→ Stored entries:
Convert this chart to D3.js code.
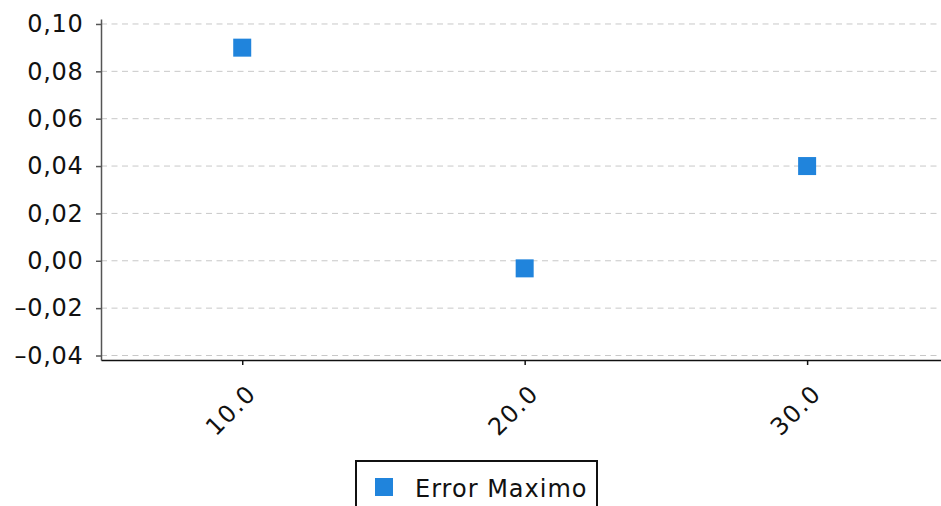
<!DOCTYPE html>
<html>
<head>
<meta charset="utf-8">
<script src="https://cdn.jsdelivr.net/npm/d3@7"></script>
<style>
  body { margin: 0; background: #fff; }
  svg { display: block; font-family: "DejaVu Sans", sans-serif; }
</style>
</head>
<body>
<svg id="chart" width="941" height="506"></svg>
<script>
// data
const seriesName = "Error Maximo";
const xValues = [10, 20, 30];
const yValues = [0.09, -0.0032, 0.04];
const xTicks = [10, 20, 30];
const yTicks = [-0.04, -0.02, 0, 0.02, 0.04, 0.06, 0.08, 0.10];

const width = 941, height = 506;
const margin = { top: 19, right: 0, bottom: 146, left: 101 };

const svg = d3.select("#chart");

const x = d3.scaleLinear()
    .domain([5, 34.74])
    .range([margin.left, width - margin.right]);

const y = d3.scaleLinear()
    .domain([-0.0419, 0.1021])
    .range([height - margin.bottom, margin.top]);

// comma decimals, short dash for negatives
const fmt = v => d3.format(".2f")(v).replace(".", ",").replace("-", "\u2013").replace("\u2212", "\u2013");

// grid lines
svg.append("g")
    .selectAll("line")
    .data(yTicks)
    .enter()
    .append("line")
    .attr("x1", margin.left)
    .attr("x2", width)
    .attr("y1", d => y(d))
    .attr("y2", d => y(d))
    .attr("stroke", "#c8c8c8")
    .attr("stroke-width", 1)
    .attr("stroke-dasharray", "6,4.5");

// y axis
const yAxis = svg.append("g")
    .attr("transform", `translate(${margin.left},0)`)
    .call(d3.axisLeft(y).tickValues(yTicks).tickFormat(fmt).tickSize(5).tickSizeOuter(0).tickPadding(12.5));
yAxis.select(".domain").attr("stroke", "#555").attr("stroke-width", 1.5);
yAxis.selectAll(".tick line").attr("stroke", "#555").attr("stroke-width", 1.5);
yAxis.selectAll("text")
    .attr("font-size", 24)
    .attr("letter-spacing", 0.7)
    .attr("fill", "#111")
    .attr("font-family", "DejaVu Sans");

// x axis
const xAxis = svg.append("g")
    .attr("transform", `translate(0,${height - margin.bottom})`)
    .call(d3.axisBottom(x).tickValues(xTicks).tickFormat(d3.format(".1f")).tickSize(5).tickSizeOuter(0));
xAxis.select(".domain").attr("stroke", "#111").attr("stroke-width", 1.5);
xAxis.selectAll(".tick line").attr("stroke", "#111").attr("stroke-width", 1.5);
xAxis.selectAll("text")
    .attr("font-size", 24)
    .attr("letter-spacing", 1.5)
    .attr("fill", "#111")
    .attr("font-family", "DejaVu Sans")
    .attr("text-anchor", "end")
    .attr("dy", null)
    .attr("y", 0)
    .attr("transform", "translate(15,35) rotate(-45)");

// points
const size = 18;
svg.append("g")
    .selectAll("rect")
    .data(xValues.map((d, i) => ({ x: d, y: yValues[i] })))
    .enter()
    .append("rect")
    .attr("x", d => x(d.x) - size / 2)
    .attr("y", d => y(d.y) - size / 2)
    .attr("width", size)
    .attr("height", size)
    .attr("fill", "#2084dc");

// legend
const legend = svg.append("g").attr("transform", "translate(356,461)");
legend.append("rect")
    .attr("width", 241)
    .attr("height", 60)
    .attr("fill", "#fff")
    .attr("stroke", "#111")
    .attr("stroke-width", 2);
legend.append("rect")
    .attr("x", 19)
    .attr("y", 17)
    .attr("width", 18)
    .attr("height", 18)
    .attr("fill", "#2084dc");
legend.append("text")
    .attr("x", 59)
    .attr("y", 36)
    .attr("font-size", 24)
    .attr("letter-spacing", 1)
    .attr("fill", "#111")
    .text(seriesName);
</script>
</body>
</html>
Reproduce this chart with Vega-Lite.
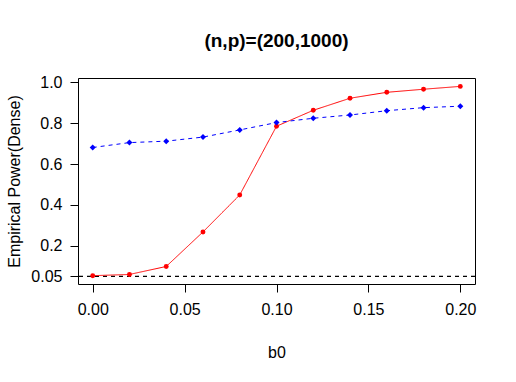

→ Short problem: Scan the material above. Copy each line where "this" occurs.

→ Written answer:
Convert this chart to D3.js code.
Reproduce this chart with Vega-Lite.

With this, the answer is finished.